Droughts could cost farmers £2bn by 2050 – what are they going to do about it?

It may not be a surprise to learn that farmers in the UK are severely affected by drought. However, many people don’t realise the true extent of the devastating effects that dry periods can have on the agriculture industry.

With droughts predicted to become even more common in years to come, Harvey Water Softeners has conducted a study into why droughts occur, how they affect farmers, and what the agriculture sector is planning to do to mitigate this projected £2 billion loss by 2050.

According to Tallaksen and van Lanen – authors of the book ‘Hydrological Drought: Processes and Estimation Methods for Streamflow and Groundwater Developments in Water Science’ – drought is a “sustained and regionally extensive occurrence of below average (ground) water availability”, and is related to significant precipitation deficits.

Around one-third of all the water used in England and Wales comes from groundwater, compared to just seven per cent in Northern Ireland and three per cent in Scotland. However, some areas of each country are more reliant than others on groundwater. The South East of England, for example, is very reliant on groundwater reserves, where 70 per cent of its total water supply comes from.

At the moment, the UK has just enough groundwater to satisfy demand. However, with environmental changes brought on by global warming making droughts more likely in the future, the dangers to the whole of the UK are all too clear.

Let’s see the effect it can have on farmers.

The drought of 1976 is seen as one of the worst the British Isles has ever faced, with £500 million worth of crops failing in that year. Adjusting this with the rate of inflation, this today equates to £3.5 billion.

A report by James Dodds for Groundwater UK stated that if farmers are unable to irrigate their lands, it could threaten up to 90 per cent of agricultural output. In turn, this could reduce the income to farmers by over four-fifths – a huge amount.

In the long term, the potential impacts to the farming sector are huge. Given that analysts claim that by 2050 there could be Public Water Supply deficits across the whole of the UK, droughts could also cost the UK agriculture industry more than £2 billion.

However, it is not all doom and gloom.

Thankfully, there are some measures farmers can take to help lessen the finance-crippling nature of drought. In fact, if farmers can successfully defend themselves against it, they could shave 15 per cent off the predicted losses of £2 billion.

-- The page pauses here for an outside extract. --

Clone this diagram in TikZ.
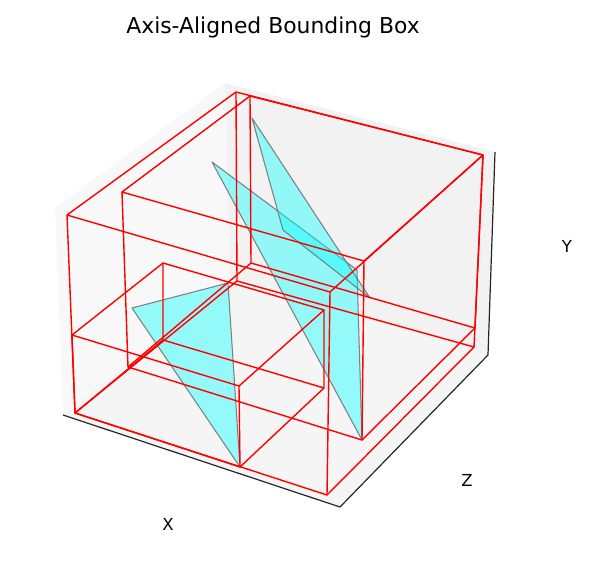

The National Farmers Union and Country, Land & Business Association have put together detailed guidelines on lessons learned from past incidents. They include:

A fair share of water for farming and food production

Government-funded research into current levels of water resilience in farming and where they need to be in the short and long-term
A minimum level of water service for farming, in a similar fashion to existing measures for public water supply
Demands to be consulted much earlier by water companies when they are creating plans and strategies for drought

Improved water security

Continued development of on-farm storage, and more reservoirs to be built
Encouragement of farmers to significantly invest in secure water supplies to safeguard their future
Grants, tax incentives and other support to boost farmer investment in water
Reduction of red tape during reservoir applications

Risk management

Development of new skills and access to information to help farmers calculate and manage risk more effectively

Water trading

Better processes so that farmers can trade water with other users and water companies

Knowledge transfer

Creation of a knowledge base or website so that everyone that works in the agri-food sector can adhere to the best water management practices

Local water resource groups

Provision of help and support to create new local water resource groups

Collaboration in food and farming sector

Bringing the two sectors closer together to better understand the water footprint caused by food production

Speaking of the need to be fully-prepared for future droughts, Paul Hammett – national specialist on water resources for the National Farmers Union (NFU) – said: “Climate change predictions suggest that farmers will face floods and droughts of increasing frequency and intensity in the future. Their challenge will be to grow more food while grappling with the dual challenges of both too much, and not enough, water on farms. We need to give farmers the tools and the confidence to invest in the face of an uncertain future climate – and we need government policies to ensure that farmers are allocated a fair share of water to grow our food.

“The main lesson learned from the 2010-12 drought was that we need more storage to capture water when it is plentiful – reservoirs are seen by our members as the single most important means of improving water security. We need fiscal support and less red tape when building on-farm water storage. For example, tax breaks for on-farm reservoir construction will deliver the growth that the chancellor so desperately wants to see and make our food production more resilient.”